The main point that Ed made is that situations like Lowe's, Aki's, JGP's, aren't going to happen in future. That's a bit of a "NZ" only problem, because those players need to reach such a high standard to be chosen by the All Blacks, were as a country like Ireland wants them a lot earlier like that. This is basically the 'ready in 3 years' concept Ireland relied on, versus the '5 years and they've left' concept' were that player is now ready to be chosen by the All Blacks (given a contract to play Super, ala SBW, and hopefully Manu).


The 'mercenary' thing that will take longer to expire, and which I was referring to, is the grandparents rule.
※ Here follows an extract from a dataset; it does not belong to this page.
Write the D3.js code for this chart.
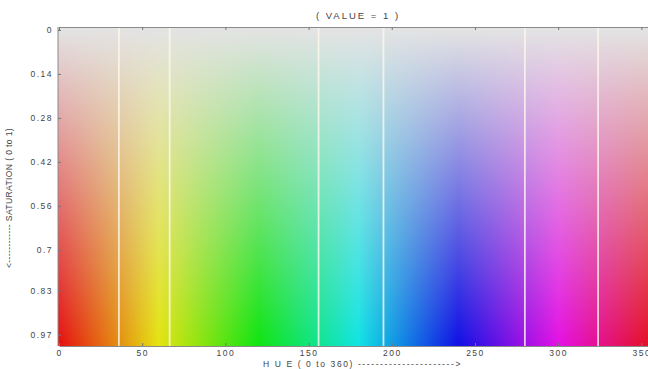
<!DOCTYPE html>
<html>
<head>
<meta charset="utf-8">
<script src="https://cdn.jsdelivr.net/npm/d3@7"></script>
<style>
  body { margin: 0; background: #fff; }
  text { font-family: "Liberation Sans", Arial, sans-serif; fill: #444; }
</style>
</head>
<body>
<svg id="chart" width="648" height="369"></svg>
<script>
// hue along x, saturation down y, value fixed at 1
const hueTicks = [0, 50, 100, 150, 200, 250, 300, 350];
const satTicks = [0, 0.14, 0.28, 0.42, 0.56, 0.7, 0.83, 0.97];
const hueStops = [0, 60, 120, 180, 240, 300, 360];
const satStops = [0, 1];
const hueDividers = [36, 66.5, 156, 195, 280, 324];

const width = 648, height = 369;
const plotLeft = 58, plotTop = 27, plotBottom = 346;

const svg = d3.select("#chart");

const x = d3.scaleLinear().domain([0, 360]).range([59, 658]);
const y = d3.scaleLinear().domain([0, 1]).range([30, 344]);

const defs = svg.append("defs");

// pure hues, slightly muted like the photo
const hueGrad = defs.append("linearGradient")
  .attr("id", "hueGrad")
  .attr("gradientUnits", "userSpaceOnUse")
  .attr("x1", x(0)).attr("x2", x(360))
  .attr("y1", 0).attr("y2", 0);
hueGrad.selectAll("stop")
  .data(hueStops)
  .enter().append("stop")
  .attr("offset", d => d / 360)
  .attr("stop-color", d => d3.hsl(d, 0.86, 0.48).formatHex());

// low saturation fades to light grey at the top
const satGrad = defs.append("linearGradient")
  .attr("id", "satGrad")
  .attr("gradientUnits", "userSpaceOnUse")
  .attr("x1", 0).attr("x2", 0)
  .attr("y1", y(0)).attr("y2", y(1));
satGrad.selectAll("stop")
  .data(satStops)
  .enter().append("stop")
  .attr("offset", d => d)
  .attr("stop-color", "#e3e3e3")
  .attr("stop-opacity", d => 1 - d);

svg.append("rect")
  .attr("x", plotLeft).attr("y", plotTop)
  .attr("width", width - plotLeft).attr("height", plotBottom - plotTop)
  .attr("fill", "url(#hueGrad)");

svg.append("rect")
  .attr("x", plotLeft).attr("y", plotTop)
  .attr("width", width - plotLeft).attr("height", plotBottom - plotTop)
  .attr("fill", "url(#satGrad)");

// white divider lines
svg.selectAll(".divider")
  .data(hueDividers)
  .enter().append("line")
  .attr("class", "divider")
  .attr("x1", d => x(d)).attr("x2", d => x(d))
  .attr("y1", plotTop).attr("y2", plotBottom)
  .attr("stroke", "#fff8ec")
  .attr("stroke-opacity", 0.8)
  .attr("stroke-width", 1.8);

// axes, ticks pointing inward
const xAxis = svg.append("g")
  .attr("transform", "translate(0," + plotBottom + ")")
  .call(d3.axisBottom(x).tickValues(hueTicks).tickSizeInner(-3).tickSizeOuter(0).tickPadding(4));

const xTop = svg.append("g")
  .attr("transform", "translate(0," + plotTop + ")")
  .call(d3.axisTop(x).tickValues(hueTicks).tickSizeInner(-3).tickSizeOuter(0).tickFormat(""));

const yAxis = svg.append("g")
  .attr("transform", "translate(" + plotLeft + ",0)")
  .call(d3.axisLeft(y).tickValues(satTicks).tickSizeInner(-3).tickSizeOuter(0).tickPadding(5)
    .tickFormat(d => String(d)));

[xAxis, xTop, yAxis].forEach(g => {
  g.select(".domain").attr("stroke", "#8a8a8a");
  g.selectAll(".tick line").attr("stroke", "#777");
  g.selectAll("text")
    .style("font-family", "'Liberation Sans', Arial, sans-serif")
    .style("font-size", "8.5px")
    .style("letter-spacing", "1.5px")
    .attr("fill", "#505050");
});
yAxis.select(".domain").attr("d", "M0," + plotTop + "V" + plotBottom);

// title and axis labels
svg.append("text")
  .attr("x", 358).attr("y", 19)
  .attr("text-anchor", "middle")
  .style("font-size", "9.5px")
  .style("letter-spacing", "2px")
  .text("( VALUE = 1 )");

svg.append("text")
  .attr("x", 263).attr("y", 367)
  .style("font-size", "8.5px")
  .style("letter-spacing", "1.6px")
  .text("H U E ( 0 to 360) ---------------------->");

svg.append("text")
  .attr("transform", "translate(12,198) rotate(-90)")
  .attr("text-anchor", "middle")
  .style("font-size", "8.5px")
  .style("letter-spacing", "0.4px")
  .text("<------------ SATURATION ( 0 to 1)");
</script>
</body>
</html>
The new kids coming through now aren't going to have as many gp born overseas, so the amount of players that can leave with a prospect of International rugby offer are going to drop dramatically at some point. All these kiwi fellas playing for a PI, is going to stop sadly.


The new era problem that will replace those old concerns is now French and Japanese clubs (doing the same as NRL teams have done for decades by) picking kids out of school. The problem here is not so much a national identity one, than it is a farm system where 9 in 10 players are left with nothing. A stunted education and no support in a foreign country (well they'll get kicked out of those countries were they don't in Australia).


It's the same sort of situation were NZ would be the big guy, but there weren't many downsides with it. The only one I can think was brought up but a poster on this site, I can't recall who it was, but he seemed to know a lot of kids coming from the Islands weren't really given the capability to fly back home during school xms holidays etc. That is probably something that should be fixed by the union. Otherwise getting someone like Fakatava over here for his last year of school definitely results in NZ being able to pick the cherries off the top but it also allows that player to develop and be able to represent Tonga and under age and possibly even later in his career. Where as a kid being taken from NZ is arguably going to be worse off in every respect other than perhaps money. Not going to develop as a person, not going to develop as a player as much, so I have a lotof sympathy for NZs case that I don't include them in that group but I certainly see where you're coming from and it encourages other countries to think they can do the same while not realising they're making a much worse experience/situation.